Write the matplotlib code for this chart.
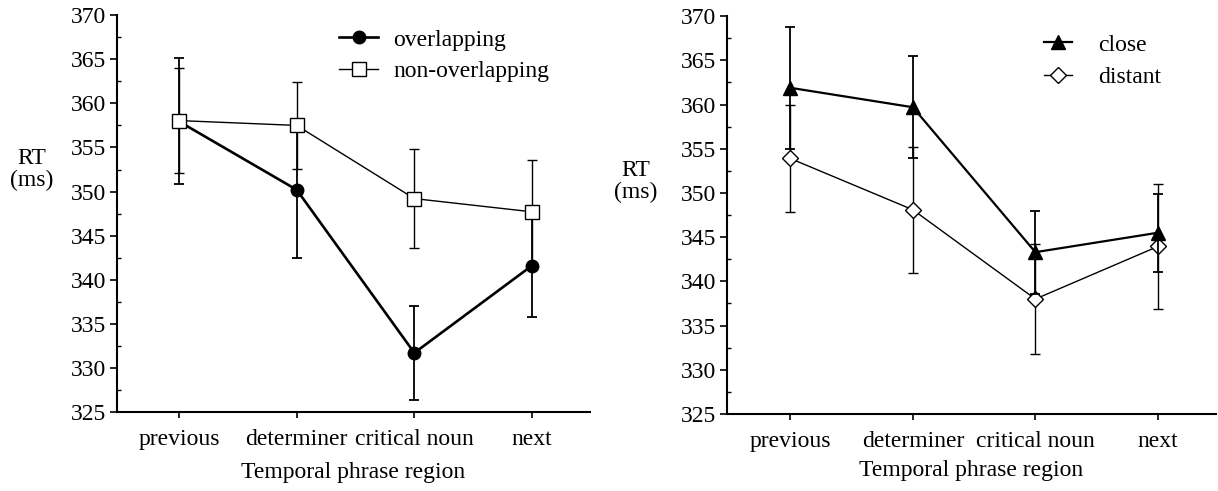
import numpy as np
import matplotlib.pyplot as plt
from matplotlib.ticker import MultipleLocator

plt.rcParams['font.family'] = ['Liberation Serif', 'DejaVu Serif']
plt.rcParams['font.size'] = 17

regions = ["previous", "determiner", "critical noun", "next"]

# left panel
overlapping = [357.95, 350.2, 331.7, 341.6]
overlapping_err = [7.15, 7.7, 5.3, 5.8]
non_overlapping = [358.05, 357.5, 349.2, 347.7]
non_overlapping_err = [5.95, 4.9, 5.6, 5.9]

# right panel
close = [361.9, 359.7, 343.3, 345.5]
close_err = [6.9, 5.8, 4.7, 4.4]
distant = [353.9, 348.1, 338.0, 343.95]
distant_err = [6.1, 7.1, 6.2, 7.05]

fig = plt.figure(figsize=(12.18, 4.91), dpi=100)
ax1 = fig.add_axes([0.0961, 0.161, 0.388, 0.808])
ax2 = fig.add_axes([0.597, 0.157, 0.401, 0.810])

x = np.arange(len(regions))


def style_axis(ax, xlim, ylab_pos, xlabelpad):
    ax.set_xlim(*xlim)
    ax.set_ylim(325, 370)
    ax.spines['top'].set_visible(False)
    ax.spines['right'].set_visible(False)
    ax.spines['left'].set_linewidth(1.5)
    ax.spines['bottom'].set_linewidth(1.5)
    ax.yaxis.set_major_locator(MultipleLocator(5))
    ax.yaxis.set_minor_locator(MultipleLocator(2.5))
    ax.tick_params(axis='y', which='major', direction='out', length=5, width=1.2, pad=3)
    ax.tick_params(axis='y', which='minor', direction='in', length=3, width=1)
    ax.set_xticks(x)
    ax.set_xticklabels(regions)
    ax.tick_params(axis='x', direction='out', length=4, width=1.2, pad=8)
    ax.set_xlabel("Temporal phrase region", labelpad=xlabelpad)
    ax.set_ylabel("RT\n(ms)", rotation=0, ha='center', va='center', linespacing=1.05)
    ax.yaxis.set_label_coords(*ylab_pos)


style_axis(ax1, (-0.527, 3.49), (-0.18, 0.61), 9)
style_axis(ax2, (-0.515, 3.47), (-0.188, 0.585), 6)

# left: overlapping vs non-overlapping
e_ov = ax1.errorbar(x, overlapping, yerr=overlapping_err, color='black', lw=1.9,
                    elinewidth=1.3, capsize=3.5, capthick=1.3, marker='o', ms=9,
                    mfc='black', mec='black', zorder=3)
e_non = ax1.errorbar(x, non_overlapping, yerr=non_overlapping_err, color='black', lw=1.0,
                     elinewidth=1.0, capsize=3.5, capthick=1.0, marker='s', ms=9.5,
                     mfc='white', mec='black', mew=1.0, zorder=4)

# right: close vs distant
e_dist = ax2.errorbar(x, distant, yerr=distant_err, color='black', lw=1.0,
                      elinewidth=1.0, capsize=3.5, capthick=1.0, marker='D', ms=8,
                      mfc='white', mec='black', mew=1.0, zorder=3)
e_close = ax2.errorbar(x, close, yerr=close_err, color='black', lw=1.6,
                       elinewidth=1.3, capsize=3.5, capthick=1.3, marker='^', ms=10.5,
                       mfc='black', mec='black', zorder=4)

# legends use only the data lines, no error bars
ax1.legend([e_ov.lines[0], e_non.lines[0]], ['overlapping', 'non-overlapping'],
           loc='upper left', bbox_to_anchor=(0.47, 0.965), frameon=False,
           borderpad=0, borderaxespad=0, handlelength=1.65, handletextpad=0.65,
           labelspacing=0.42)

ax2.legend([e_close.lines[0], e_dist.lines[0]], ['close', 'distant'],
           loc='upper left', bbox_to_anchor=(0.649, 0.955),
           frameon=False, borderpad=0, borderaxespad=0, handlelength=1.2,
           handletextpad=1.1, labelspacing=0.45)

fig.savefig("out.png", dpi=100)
++++++
--- Brief ---
Go through the listing above and write it all out exactly, leaving out any picture.

--- Exercise result ---
Write the matplotlib code for this chart.
import numpy as np
import matplotlib.pyplot as plt
from matplotlib.ticker import MultipleLocator

plt.rcParams['font.family'] = ['Liberation Serif', 'DejaVu Serif']
plt.rcParams['font.size'] = 17

regions = ["previous", "determiner", "critical noun", "next"]

# left panel
overlapping = [357.95, 350.2, 331.7, 341.6]
overlapping_err = [7.15, 7.7, 5.3, 5.8]
non_overlapping = [358.05, 357.5, 349.2, 347.7]
non_overlapping_err = [5.95, 4.9, 5.6, 5.9]

# right panel
close = [361.9, 359.7, 343.3, 345.5]
close_err = [6.9, 5.8, 4.7, 4.4]
distant = [353.9, 348.1, 338.0, 343.95]
distant_err = [6.1, 7.1, 6.2, 7.05]

fig = plt.figure(figsize=(12.18, 4.91), dpi=100)
ax1 = fig.add_axes([0.0961, 0.161, 0.388, 0.808])
ax2 = fig.add_axes([0.597, 0.157, 0.401, 0.810])

x = np.arange(len(regions))


def style_axis(ax, xlim, ylab_pos, xlabelpad):
    ax.set_xlim(*xlim)
    ax.set_ylim(325, 370)
    ax.spines['top'].set_visible(False)
    ax.spines['right'].set_visible(False)
    ax.spines['left'].set_linewidth(1.5)
    ax.spines['bottom'].set_linewidth(1.5)
    ax.yaxis.set_major_locator(MultipleLocator(5))
    ax.yaxis.set_minor_locator(MultipleLocator(2.5))
    ax.tick_params(axis='y', which='major', direction='out', length=5, width=1.2, pad=3)
    ax.tick_params(axis='y', which='minor', direction='in', length=3, width=1)
    ax.set_xticks(x)
    ax.set_xticklabels(regions)
    ax.tick_params(axis='x', direction='out', length=4, width=1.2, pad=8)
    ax.set_xlabel("Temporal phrase region", labelpad=xlabelpad)
    ax.set_ylabel("RT\n(ms)", rotation=0, ha='center', va='center', linespacing=1.05)
    ax.yaxis.set_label_coords(*ylab_pos)


style_axis(ax1, (-0.527, 3.49), (-0.18, 0.61), 9)
style_axis(ax2, (-0.515, 3.47), (-0.188, 0.585), 6)

# left: overlapping vs non-overlapping
e_ov = ax1.errorbar(x, overlapping, yerr=overlapping_err, color='black', lw=1.9,
                    elinewidth=1.3, capsize=3.5, capthick=1.3, marker='o', ms=9,
                    mfc='black', mec='black', zorder=3)
e_non = ax1.errorbar(x, non_overlapping, yerr=non_overlapping_err, color='black', lw=1.0,
                     elinewidth=1.0, capsize=3.5, capthick=1.0, marker='s', ms=9.5,
                     mfc='white', mec='black', mew=1.0, zorder=4)

# right: close vs distant
e_dist = ax2.errorbar(x, distant, yerr=distant_err, color='black', lw=1.0,
                      elinewidth=1.0, capsize=3.5, capthick=1.0, marker='D', ms=8,
                      mfc='white', mec='black', mew=1.0, zorder=3)
e_close = ax2.errorbar(x, close, yerr=close_err, color='black', lw=1.6,
                       elinewidth=1.3, capsize=3.5, capthick=1.3, marker='^', ms=10.5,
                       mfc='black', mec='black', zorder=4)

# legends use only the data lines, no error bars
ax1.legend([e_ov.lines[0], e_non.lines[0]], ['overlapping', 'non-overlapping'],
           loc='upper left', bbox_to_anchor=(0.47, 0.965), frameon=False,
           borderpad=0, borderaxespad=0, handlelength=1.65, handletextpad=0.65,
           labelspacing=0.42)

ax2.legend([e_close.lines[0], e_dist.lines[0]], ['close', 'distant'],
           loc='upper left', bbox_to_anchor=(0.649, 0.955),
           frameon=False, borderpad=0, borderaxespad=0, handlelength=1.2,
           handletextpad=1.1, labelspacing=0.45)

fig.savefig("out.png", dpi=100)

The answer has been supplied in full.